What is required ▸ Wherever a line in the data below holds "with", copy that line.

Data for processing ▸
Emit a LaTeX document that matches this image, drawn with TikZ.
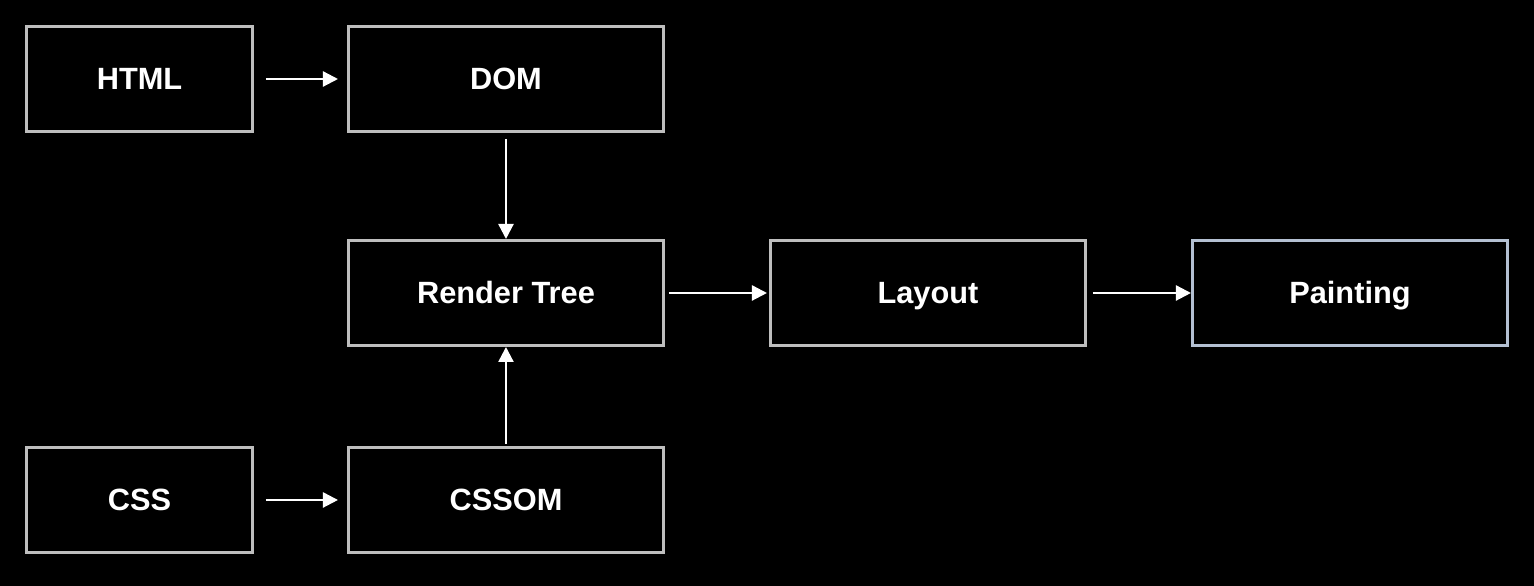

...

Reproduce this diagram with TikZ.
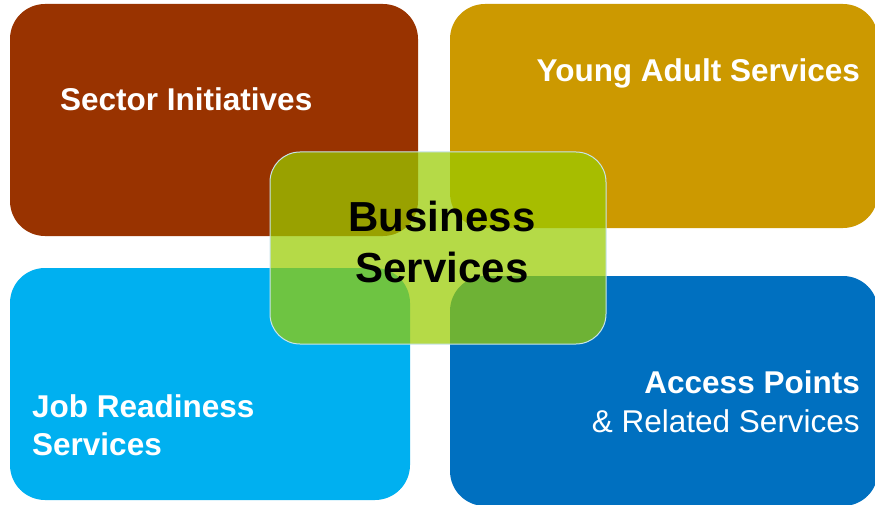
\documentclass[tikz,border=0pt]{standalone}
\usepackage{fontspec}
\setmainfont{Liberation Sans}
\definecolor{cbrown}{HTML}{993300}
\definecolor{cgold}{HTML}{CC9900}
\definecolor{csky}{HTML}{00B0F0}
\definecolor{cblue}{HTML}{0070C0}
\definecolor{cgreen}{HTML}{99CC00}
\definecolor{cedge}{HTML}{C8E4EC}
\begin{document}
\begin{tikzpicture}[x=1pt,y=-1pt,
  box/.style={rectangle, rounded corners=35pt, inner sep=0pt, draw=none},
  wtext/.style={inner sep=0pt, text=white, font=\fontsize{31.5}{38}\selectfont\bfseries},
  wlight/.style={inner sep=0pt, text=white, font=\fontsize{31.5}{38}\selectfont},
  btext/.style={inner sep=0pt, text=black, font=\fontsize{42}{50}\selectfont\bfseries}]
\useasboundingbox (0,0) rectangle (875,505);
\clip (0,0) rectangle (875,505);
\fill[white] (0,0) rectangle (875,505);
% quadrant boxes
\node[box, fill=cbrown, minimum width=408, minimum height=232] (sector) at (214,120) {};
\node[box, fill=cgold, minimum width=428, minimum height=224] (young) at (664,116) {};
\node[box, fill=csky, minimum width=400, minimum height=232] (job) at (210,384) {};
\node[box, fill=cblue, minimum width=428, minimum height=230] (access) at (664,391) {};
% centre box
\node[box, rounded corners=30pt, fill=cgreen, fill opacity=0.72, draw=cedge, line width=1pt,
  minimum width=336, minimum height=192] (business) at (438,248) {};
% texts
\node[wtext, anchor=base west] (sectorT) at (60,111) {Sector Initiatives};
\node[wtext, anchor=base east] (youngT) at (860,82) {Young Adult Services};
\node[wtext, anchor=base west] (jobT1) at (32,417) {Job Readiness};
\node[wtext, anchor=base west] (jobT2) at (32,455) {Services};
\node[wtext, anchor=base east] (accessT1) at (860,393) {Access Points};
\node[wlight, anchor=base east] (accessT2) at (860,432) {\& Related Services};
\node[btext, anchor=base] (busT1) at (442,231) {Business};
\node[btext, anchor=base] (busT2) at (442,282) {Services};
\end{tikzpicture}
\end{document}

Correct response ▸
Emit a LaTeX document that matches this image, drawn with TikZ.
Reproduce this diagram with TikZ.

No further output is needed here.